Mary Thomson, MD: The Future of NASH Care

July 21, 2021
Kenny Walter

Kenny Walter is an editor with HCPLive. Prior to joining MJH Life Sciences in 2019, he worked as a digital reporter covering nanotechnology, life sciences, material science and more with R&D Magazine. He graduated with a degree in journalism from Temple University in 2008 and began his career as a local reporter for a chain of weekly newspapers based on the Jersey shore.
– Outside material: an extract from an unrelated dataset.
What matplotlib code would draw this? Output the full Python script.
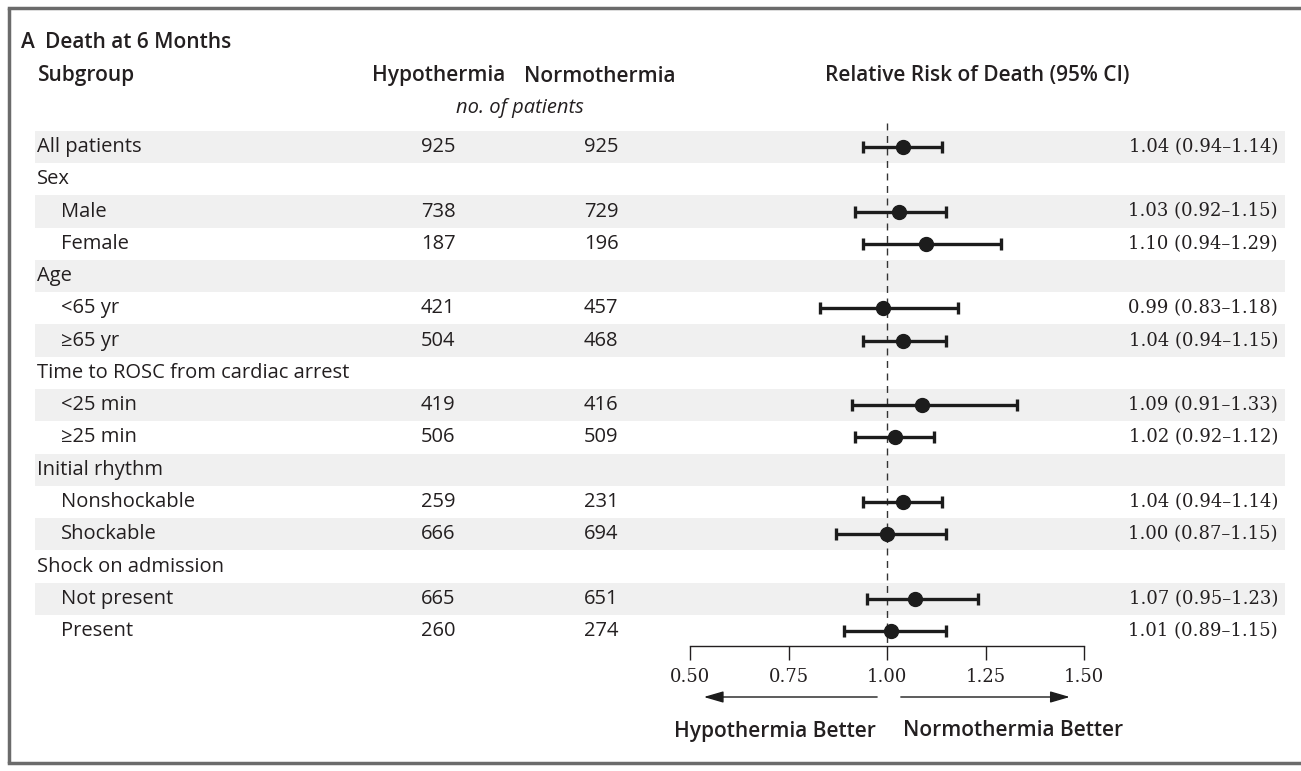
import matplotlib
matplotlib.use("Agg")
import matplotlib.pyplot as plt
from matplotlib.patches import Rectangle

# data
labels = ["All patients", "Sex", "Male", "Female", "Age", "<65 yr", "\u226565 yr",
          "Time to ROSC from cardiac arrest", "<25 min", "\u226525 min",
          "Initial rhythm", "Nonshockable", "Shockable",
          "Shock on admission", "Not present", "Present"]
indent = [0, 0, 1, 1, 0, 1, 1, 0, 1, 1, 0, 1, 1, 0, 1, 1]
n_hypo = [925, None, 738, 187, None, 421, 504, None, 419, 506, None, 259, 666, None, 665, 260]
n_normo = [925, None, 729, 196, None, 457, 468, None, 416, 509, None, 231, 694, None, 651, 274]
rr = [1.04, None, 1.03, 1.10, None, 0.99, 1.04, None, 1.09, 1.02, None, 1.04, 1.00, None, 1.07, 1.01]
ci_lo = [0.94, None, 0.92, 0.94, None, 0.83, 0.94, None, 0.91, 0.92, None, 0.94, 0.87, None, 0.95, 0.89]
ci_hi = [1.14, None, 1.15, 1.29, None, 1.18, 1.15, None, 1.33, 1.12, None, 1.14, 1.15, None, 1.23, 1.15]
xticks = [0.50, 0.75, 1.00, 1.25, 1.50]

TXT = "#231f20"
SANS = ["Open Sans", "DejaVu Sans"]
SERIF = ["DejaVu Serif"]
FS = 14.5      # body text
FH = 15        # bold headers
FN = 13        # numeric (serif) text

W, H = 1301, 771
fig = plt.figure(figsize=(W / 100, H / 100), dpi=100)

# background axes in pixel units (layout only)
bg = fig.add_axes([0, 0, 1, 1])
bg.set_xlim(0, W)
bg.set_ylim(H, 0)
bg.axis("off")

Y0, DY = 147, 32.27   # pixel centre of first row, row pitch


def row_y(r):
    return Y0 + r * DY


# frame (left, top, bottom; open on the right)
bg.plot([9, 9], [8, 763], color="#6b6b6b", lw=2.5, solid_capstyle="butt")
bg.plot([9, W], [8, 8], color="#6b6b6b", lw=2.5)
bg.plot([9, W], [763, 763], color="#6b6b6b", lw=2.5)

# shaded alternate rows
for r in range(0, len(labels), 2):
    bg.add_patch(Rectangle((35, row_y(r) - DY / 2), 1285 - 35, DY,
                           facecolor="#f0f0f0", edgecolor="none", zorder=0))

# titles and headers
hdr = dict(fontsize=FH, fontweight="semibold", family=SANS, color=TXT, va="center")
bg.text(21, 43, "A", **hdr)
bg.text(45, 43, "Death at 6 Months", **hdr)
bg.text(38, 76, "Subgroup", **hdr)
bg.text(439, 76, "Hypothermia", ha="center", **hdr)
bg.text(600, 76, "Normothermia", ha="center", **hdr)
bg.text(977, 76, "Relative Risk of Death (95% CI)", ha="center", **hdr)
bg.text(520, 108, "no. of patients", fontsize=FS, style="italic", family=SANS, color=TXT,
        va="center", ha="center")

# table columns
for r, lab in enumerate(labels):
    y = row_y(r)
    bg.text(37 + 24 * indent[r], y, lab, fontsize=FS, family=SANS, color=TXT, va="center")
    if n_hypo[r] is not None:
        bg.text(438, y, str(n_hypo[r]), fontsize=FS, family=SANS, color=TXT,
                va="center", ha="center")
        bg.text(601, y, str(n_normo[r]), fontsize=FS, family=SANS, color=TXT,
                va="center", ha="center")
    if rr[r] is not None:
        bg.text(1278, y, f"{rr[r]:.2f} ({ci_lo[r]:.2f}\u2013{ci_hi[r]:.2f})", fontsize=FN,
                family=SERIF, color=TXT, va="center", ha="right")

# forest axes: x = relative risk, y = row index
X0, X1 = 690, 1084
YT, YB = row_y(-0.5), 646
ax = fig.add_axes([X0 / W, 1 - YB / H, (X1 - X0) / W, (YB - YT) / H])
ax.set_xlim(0.5, 1.5)
ax.set_ylim((YB - Y0) / DY, -0.5)
ax.patch.set_alpha(0)
for s in ["top", "right", "left"]:
    ax.spines[s].set_visible(False)
ax.spines["bottom"].set_linewidth(1.0)
ax.spines["bottom"].set_color(TXT)
ax.set_yticks([])
ax.set_xticks(xticks)
ax.set_xticklabels([f"{t:.2f}" for t in xticks], family=SERIF, fontsize=FN, color=TXT)
ax.tick_params(axis="x", direction="out", length=10, width=1.0, color=TXT, pad=6)

# reference line at RR = 1
ax.plot([1, 1], [-0.75, (YB - Y0) / DY], color="#333333", lw=1.0,
        dashes=(5, 4), clip_on=False, zorder=1)

for r in range(len(labels)):
    if rr[r] is None:
        continue
    ax.errorbar(rr[r], r, xerr=[[rr[r] - ci_lo[r]], [ci_hi[r] - rr[r]]], fmt="o",
                color="#1c1c1c", ms=10, lw=2.4, capsize=4.5, capthick=2.4,
                clip_on=False, zorder=3)

# direction arrows and labels (pixel y on background axes)
ay = 697
arrow = dict(arrowstyle="-|>,head_length=1.2,head_width=0.35",
             color="#1c1c1c", lw=1.0, shrinkA=0, shrinkB=0)
ax.annotate("", xy=(0.535, ay), xytext=(0.975, ay),
            xycoords=("data", bg.transData), textcoords=("data", bg.transData),
            arrowprops=arrow)
ax.annotate("", xy=(1.464, ay), xytext=(1.035, ay),
            xycoords=("data", bg.transData), textcoords=("data", bg.transData),
            arrowprops=arrow)
bg.text(876, 731, "Hypothermia Better", ha="right", **hdr)
bg.text(903, 731, "Normothermia Better", ha="left", **hdr)

fig.savefig("out.png", dpi=100)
When not working, he enjoys going to the beach and enjoying the shore in the summer and watching North Carolina Tar Heel basketball in the winter.

A recent study has found statins are underutilized for NASH and NAFLD patients.

There is a gap in treatment for patients with liver diseases and cardiovascular concerns.

That is the main takeaway of TARGET-NASH, an ongoing study looking at treatment and care for patients with non-alcoholic fatty liver disease (NAFLD) or non-alcoholic steatohepatitis (NASH),for Mary Thomson, MD, MSC, Assistant Professor of Medicine, Division of Gastroenterology, Hepatology, and Nutrition, University of Minnesota Medical School.

Thomson, a lead author on TARGET-NASH, recently told HCPLive® that statin use is underutilized in this patient population, largely due to the risks associated with the treatment for additional liver damage.

TARGET-NASH is an observational study of participants with NAFLD and/or NASH in usual clinical practice and is part of a series of Target studies targeted several diseases, including inflammatory bowel disease and asthma.

All of the patients have been diagnosed with NASH, either by their physician or by a biopsy.

Thomson said the COVID-19 pandemic may have slightly impacted how the study is reported, but for the most part the ongoing analysis will transform care for this patient population.

Thomson also spoke about how individual decisions during the COVID-19 pandemic could play a role in liver care moving forward, including increases in alcohol and drug use, as well as an increase in poor dietary decisions.